PROBLEM TO WORK ON: Copy exactly the lines from the start of the material through the line with "80, 90, 100];". Pictures stay out of the copy.

DATA SHOWN:

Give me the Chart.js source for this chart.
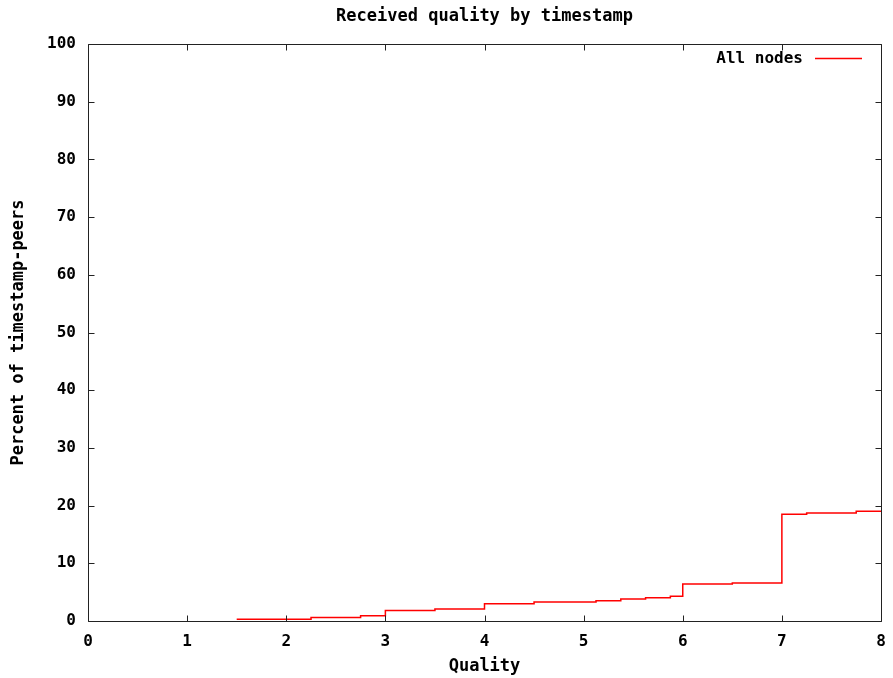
<!DOCTYPE html>
<html>
<head>
<meta charset="utf-8">
<title>Received quality by timestamp</title>
<script src="https://cdn.jsdelivr.net/npm/chart.js@4/dist/chart.umd.min.js"></script>
<style>
  html, body { margin: 0; padding: 0; background: #fff; }
  #wrap { width: 893px; height: 678px; }
</style>
</head>
<body>
<div id="wrap"><canvas id="qualityChart" width="893" height="678"></canvas></div>
<script>
// quality step positions and percent of timestamp-peers at each step
const qualities = [1.5, 2.25, 2.75, 3, 3.5, 4, 4.5, 5.125, 5.375, 5.625, 5.875, 6, 6.5, 7, 7.25, 7.75, 8];
const percents  = [0.3, 0.6, 0.9, 1.8, 2.1, 3.0, 3.3, 3.5, 3.8, 4.05, 4.3, 6.4, 6.6, 18.5, 18.7, 19.0, 19.0];
const xTicks = [0, 1, 2, 3, 4, 5, 6, 7, 8];
const yTicks = [0, 10, 20, 30, 40, 50, 60, 70, 80, 90, 100];

const chartTitle = 'Received quality by timestamp';
const xTitle = 'Quality';
const yTitle = 'Percent of timestamp-peers';
const seriesName = 'All nodes';

const FONT = '"DejaVu Sans Mono", "Liberation Mono", monospace';
const TITLE_FONT = 'bold 17px ' + FONT;
const KEY_FONT = 'bold 16px ' + FONT;

// frame, inward ticks, titles and key, gnuplot style
const framePlugin = {
    id: 'frame',
    afterDraw(chart) {
        const ctx = chart.ctx;
        const area = chart.chartArea;
        const xs = chart.scales.x, ys = chart.scales.y;
        const L = Math.round(area.left) + 0.5, R = Math.round(area.right) + 0.5;
        const T = Math.round(area.top) + 0.5, B = Math.round(area.bottom) + 0.5;
        ctx.save();
        ctx.strokeStyle = '#222';
        ctx.lineWidth = 1;
        ctx.beginPath();
        ctx.rect(L, T, R - L, B - T);
        const tl = 6;
        xTicks.forEach(v => {
            const px = Math.round(xs.getPixelForValue(v)) + 0.5;
            ctx.moveTo(px, B); ctx.lineTo(px, B - tl);
            ctx.moveTo(px, T); ctx.lineTo(px, T + tl);
        });
        yTicks.forEach(v => {
            const py = Math.round(ys.getPixelForValue(v)) + 0.5;
            ctx.moveTo(L, py); ctx.lineTo(L + tl, py);
            ctx.moveTo(R, py); ctx.lineTo(R - tl, py);
        });
        ctx.stroke();

        ctx.fillStyle = '#000';
        ctx.font = TITLE_FONT;
        ctx.textAlign = 'center';
        ctx.textBaseline = 'middle';
        ctx.fillText(chartTitle, (area.left + area.right) / 2, 17);
        ctx.fillText(xTitle, (area.left + area.right) / 2, 667);

        ctx.save();
        ctx.translate(19, (area.top + area.bottom) / 2);
        ctx.rotate(-Math.PI / 2);
        ctx.fillText(yTitle, 0, 0);
        ctx.restore();

        // key
        ctx.font = KEY_FONT;
        ctx.textAlign = 'right';
        ctx.fillText(seriesName, 803, 59);
        ctx.strokeStyle = '#ff0000';
        ctx.lineWidth = 1.5;
        ctx.beginPath();
        ctx.moveTo(815, 58.5); ctx.lineTo(862, 58.5);
        ctx.stroke();
        ctx.restore();
    }
};

const ctx = document.getElementById('qualityChart').getContext('2d');
new Chart(ctx, {
    type: 'line',
    data: {
        datasets: [{
            label: seriesName,
            data: qualities.map((q, i) => ({ x: q, y: percents[i] })),
            borderColor: '#ff0000',
            borderWidth: 1.5,
            pointRadius: 0,
            stepped: 'before',
            fill: false
        }]
    },
    options: {
        responsive: false,
        animation: false,
        layout: { padding: { left: 0, right: 12, top: 44, bottom: 0 } },
        plugins: {
            legend: { display: false },
            title: { display: false },
            tooltip: { enabled: false }
        },
        scales: {
            x: {
                type: 'linear',
                min: 0, max: 8,
                afterBuildTicks: s => { s.ticks = xTicks.map(v => ({ value: v })); },
                afterFit: s => { s.height = 57; s.paddingLeft = 0; s.paddingRight = 0; },
                grid: { display: false, drawTicks: false },
                border: { display: false },
                ticks: {
                    padding: 11,
                    autoSkip: false,
                    maxRotation: 0,
                    color: '#000',
                    font: { family: FONT, size: 16, weight: 'bold' }
                }
            },
            y: {
                min: 0, max: 100,
                afterBuildTicks: s => { s.ticks = yTicks.map(v => ({ value: v })); },
                afterFit: s => { s.width = 88; s.paddingTop = 0; s.paddingBottom = 0; },
                grid: { display: false, drawTicks: false },
                border: { display: false },
                ticks: {
                    padding: 12,
                    color: '#000',
                    font: { family: FONT, size: 16, weight: 'bold' }
                }
            }
        }
    },
    plugins: [framePlugin]
});
</script>
</body>
</html>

THE ANSWER:
Give me the Chart.js source for this chart.
<!DOCTYPE html>
<html>
<head>
<meta charset="utf-8">
<title>Received quality by timestamp</title>
<script src="https://cdn.jsdelivr.net/npm/chart.js@4/dist/chart.umd.min.js"></script>
<style>
  html, body { margin: 0; padding: 0; background: #fff; }
  #wrap { width: 893px; height: 678px; }
</style>
</head>
<body>
<div id="wrap"><canvas id="qualityChart" width="893" height="678"></canvas></div>
<script>
// quality step positions and percent of timestamp-peers at each step
const qualities = [1.5, 2.25, 2.75, 3, 3.5, 4, 4.5, 5.125, 5.375, 5.625, 5.875, 6, 6.5, 7, 7.25, 7.75, 8];
const percents  = [0.3, 0.6, 0.9, 1.8, 2.1, 3.0, 3.3, 3.5, 3.8, 4.05, 4.3, 6.4, 6.6, 18.5, 18.7, 19.0, 19.0];
const xTicks = [0, 1, 2, 3, 4, 5, 6, 7, 8];
const yTicks = [0, 10, 20, 30, 40, 50, 60, 70, 80, 90, 100];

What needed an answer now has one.